6. Leverage Technology and Innovation

Technological innovation plays a crucial role in advancing ESG objectives. Businesses can use technology to improve sustainability and governance:

  • Digital Tools for Monitoring and Reporting: Use digital platforms and tools to track ESG performance, analyze data, and generate reports. Automation and artificial intelligence can improve accuracy and transparency in reporting.
  • Sustainable Product Innovation: Invest in research and development to create sustainable products and services. This can involve designing energy-efficient products, using biodegradable materials, or creating solutions for emerging markets focused on sustainability.
  • Risk Management Technologies: Use predictive analytics and climate modeling tools to assess and manage ESG-related risks, such as climate change, supply chain disruptions, or regulatory shifts.

7. Continuous Improvement and Adaptation

ESG integration is an ongoing process. Regularly review and update your ESG strategy to reflect changes in the business environment, emerging risks, and stakeholder expectations:

  • Benchmarking and Performance Monitoring: Continuously measure progress toward ESG goals and compare performance with industry peers. Identify areas for improvement and adjust strategies as needed.
  • Adapting to Regulatory Changes: Stay ahead of changing ESG regulations by monitoring legislative developments related to environmental policies, labor laws, and corporate governance standards.
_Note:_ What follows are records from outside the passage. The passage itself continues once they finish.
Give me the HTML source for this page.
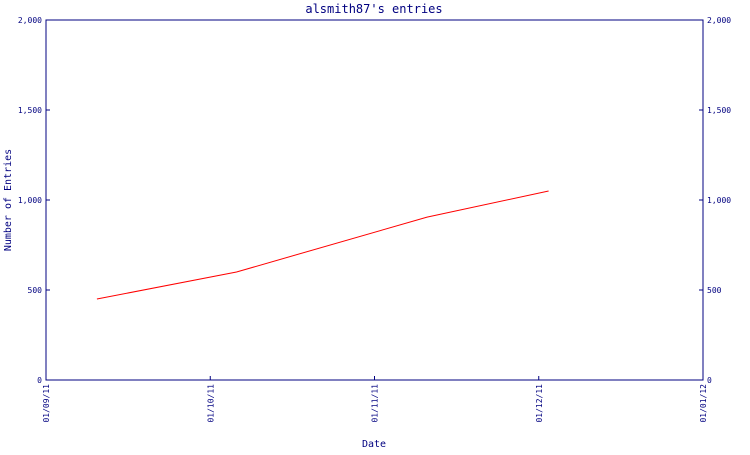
<!DOCTYPE html>
<html><head><meta charset="utf-8"><style>
body{margin:0;background:#fff}
svg text{font-family:"DejaVu Sans Mono","Liberation Mono",monospace;fill:#000080}
</style></head><body>
<svg width="750" height="450" xmlns="http://www.w3.org/2000/svg">
<text x="374" y="13" text-anchor="middle" font-size="12">alsmith87's entries</text>
<rect x="46" y="20" width="657" height="360" fill="none" stroke="#000080" stroke-width="1"/>
<g id="ticks"></g>
<polyline id="line" fill="none" stroke="#ff0000" stroke-width="1"/>
<text x="0" y="0" transform="translate(11,200) rotate(-90)" text-anchor="middle" font-size="10">Number of Entries</text>
<text x="374" y="447" text-anchor="middle" font-size="10">Date</text>
</svg>
<script>
const xTickLabels = ["01/09/11","01/10/11","01/11/11","01/12/11","01/01/12"];
const yTickValues = [0,500,1000,1500,2000];
const yTickLabels = ["0","500","1,000","1,500","2,000"];
const pointMonths = [0.31,1.16,2.32,3.06];
const entryValues = [450,600,905,1050];
const X0=46,X1=703,Y0=380,Y1=20;
function xs(m){return X0+(X1-X0)*m/4;}
function ys(v){return Y0-(Y0-Y1)*v/2000;}
const NS="http://www.w3.org/2000/svg";
const g=document.getElementById('ticks');
function mk(tag,attrs){const e=document.createElementNS(NS,tag);for(const k in attrs)e.setAttribute(k,attrs[k]);return e;}
yTickValues.forEach((v,i)=>{
  const y=ys(v);
  const l=mk('line',{x1:X0,x2:X0+4,y1:y,y2:y,stroke:'#000080'});
  
  
  g.appendChild(l);
  const r=mk('line',{x1:X1-4,x2:X1,y1:y,y2:y,stroke:'#000080'});
  
  
  g.appendChild(r);
  const t=mk('text',{x:X0-4,y:y+3,'text-anchor':'end','font-size':'8'});
  t.textContent=yTickLabels[i];
  
  
  g.appendChild(t);
  const t2=mk('text',{x:X1+4,y:y+3,'font-size':'8'});
  t2.textContent=yTickLabels[i];
  
  
  g.appendChild(t2);
});
xTickLabels.forEach((s,i)=>{
  const x=xs(i);
  const l=mk('line',{x1:x,x2:x,y1:Y0,y2:Y0-4,stroke:'#000080'});
  
  
  g.appendChild(l);
  const t=mk('text',{x:0,y:0,transform:`translate(${x+3},${Y0+4}) rotate(-90)`,'text-anchor':'end','font-size':'8'});
  t.textContent=s;
  
  
  g.appendChild(t);
});
document.getElementById('line').setAttribute('points',pointMonths.map((m,i)=>xs(m)+','+ys(entryValues[i])).join(' '));
</script>
</body></html>
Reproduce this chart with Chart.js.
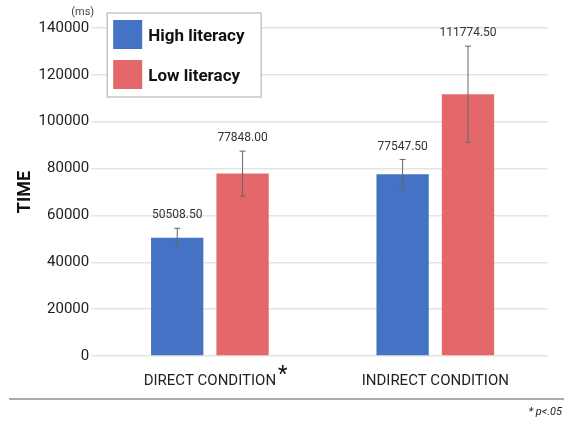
<!DOCTYPE html>
<html>
<head>
<meta charset="utf-8">
<script src="https://cdn.jsdelivr.net/npm/chart.js@4"></script>
<style>
  html, body { margin: 0; padding: 0; background: #fff; }
  #wrap { width: 564px; height: 422px; position: relative; }
</style>
</head>
<body>
<div id="wrap"><canvas id="timeChart"></canvas></div>
<script>
// Données
const conditions = ['DIRECT CONDITION', 'INDIRECT CONDITION'];
const highLiteracy = [50508.5, 77547.5];
const lowLiteracy = [77848.0, 111774.5];
const highErr = [4000, 6300];
const lowErr = [9600, 20500];
const yTicks = [0, 20000, 40000, 60000, 80000, 100000, 120000, 140000];

const BLUE = '#4472c4';
const RED = '#e46869';
const FONT = 'Roboto, "DejaVu Sans", sans-serif';

// Barres d'erreur + étiquettes de valeur
const errorBars = {
    id: 'errorBars',
    afterDatasetsDraw(chart) {
        const ctx = chart.ctx;
        const y = chart.scales.y;
        chart.data.datasets.forEach(function (ds, i) {
            const meta = chart.getDatasetMeta(i);
            meta.data.forEach(function (bar, j) {
                const v = ds.data[j];
                const e = ds.errors[j];
                const top = y.getPixelForValue(v + e);
                const bot = y.getPixelForValue(v - e);
                ctx.save();
                ctx.strokeStyle = '#666';
                ctx.lineWidth = 1;
                ctx.beginPath();
                ctx.moveTo(bar.x, top); ctx.lineTo(bar.x, bot);
                ctx.moveTo(bar.x - 3, top); ctx.lineTo(bar.x + 3, top);
                ctx.moveTo(bar.x - 3, bot); ctx.lineTo(bar.x + 3, bot);
                ctx.stroke();
                ctx.fillStyle = '#333';
                ctx.font = '12px ' + FONT;
                ctx.textAlign = 'center';
                ctx.textBaseline = 'bottom';
                ctx.fillText(v.toFixed(2), bar.x, top - 7);
                ctx.restore();
            });
        });
    }
};

// Légende, unité, astérisque et note
const extras = {
    id: 'extras',
    afterDraw(chart) {
        const ctx = chart.ctx;
        const area = chart.chartArea;
        ctx.save();

        // légende dans la zone du graphique
        const lx = area.left + 10, ly = area.top - 15;
        ctx.fillStyle = '#fff';
        ctx.fillRect(lx, ly, 154, 84);
        ctx.strokeStyle = '#c6c6c6';
        ctx.lineWidth = 1.5;
        ctx.strokeRect(lx, ly, 154, 84);
        chart.data.datasets.forEach(function (ds, i) {
            const by = ly + 7 + i * 40;
            ctx.fillStyle = ds.backgroundColor;
            ctx.fillRect(lx + 6, by, 29, 29);
            ctx.fillStyle = '#111';
            ctx.font = 'bold 17px ' + FONT;
            ctx.textAlign = 'left';
            ctx.textBaseline = 'middle';
            ctx.fillText(ds.label, lx + 41, by + 17);
        });

        // unité
        ctx.fillStyle = '#444';
        ctx.font = '11px ' + FONT;
        ctx.textAlign = 'right';
        ctx.textBaseline = 'bottom';
        ctx.fillText('(ms)', area.left - 3, area.top - 10);

        // astérisque après DIRECT CONDITION
        const x = chart.scales.x;
        ctx.font = '15px ' + FONT;
        const w = ctx.measureText(conditions[0]).width;
        ctx.fillStyle = '#111';
        ctx.font = '22px ' + FONT;
        ctx.textAlign = 'left';
        ctx.textBaseline = 'middle';
        ctx.fillText('*', x.getPixelForTick(0) + w / 2 + 2, area.bottom + 19);

        // ligne et note de bas
        const H = chart.height, W = chart.width;
        ctx.strokeStyle = '#aaa';
        ctx.lineWidth = 2;
        ctx.beginPath();
        ctx.moveTo(9, H - 23); ctx.lineTo(W, H - 23);
        ctx.stroke();
        ctx.fillStyle = '#222';
        ctx.font = 'italic 11px ' + FONT;
        ctx.textAlign = 'right';
        ctx.textBaseline = 'middle';
        ctx.fillText('* p<.05', W - 2, H - 10);
        ctx.restore();
    }
};

new Chart(document.getElementById('timeChart'), {
    type: 'bar',
    data: {
        labels: conditions,
        datasets: [{
            label: 'High literacy',
            data: highLiteracy,
            errors: highErr,
            backgroundColor: BLUE
        }, {
            label: 'Low literacy',
            data: lowLiteracy,
            errors: lowErr,
            backgroundColor: RED
        }]
    },
    options: {
        responsive: true,
        maintainAspectRatio: false,
        animation: false,
        categoryPercentage: 0.58,
        barPercentage: 0.8,
        layout: { padding: { left: 15, right: 16, top: 28, bottom: 24 } },
        plugins: {
            legend: { display: false },
            tooltip: { enabled: false }
        },
        scales: {
            x: {
                grid: { display: false },
                border: { display: false },
                ticks: { color: '#222', font: { family: FONT, size: 15 }, padding: 8 }
            },
            y: {
                min: 0,
                max: 140000,
                afterBuildTicks(axis) {
                    axis.ticks = yTicks.map(function (v) { return { value: v }; });
                },
                grid: { color: '#e4e4e4', lineWidth: 1.5, tickLength: 6 },
                border: { display: false },
                ticks: {
                    color: '#222',
                    font: { family: FONT, size: 15 },
                    padding: 2,
                    callback: function (v) { return String(v); }
                },
                title: {
                    display: true,
                    text: 'TIME',
                    color: '#111',
                    font: { family: FONT, size: 18, weight: 'bold' },
                    padding: 0
                }
            }
        }
    },
    plugins: [errorBars, extras]
});
</script>
</body>
</html>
Being proactive can mitigate compliance risks and enhance your competitive edge.

Conclusion

Integrating ESG into your business model is not only about risk management but also about seizing opportunities for innovation, improving resilience, and building a stronger reputation. By following these best practices, businesses can create sustainable long-term value while meeting the growing demands of stakeholders for responsible corporate behavior.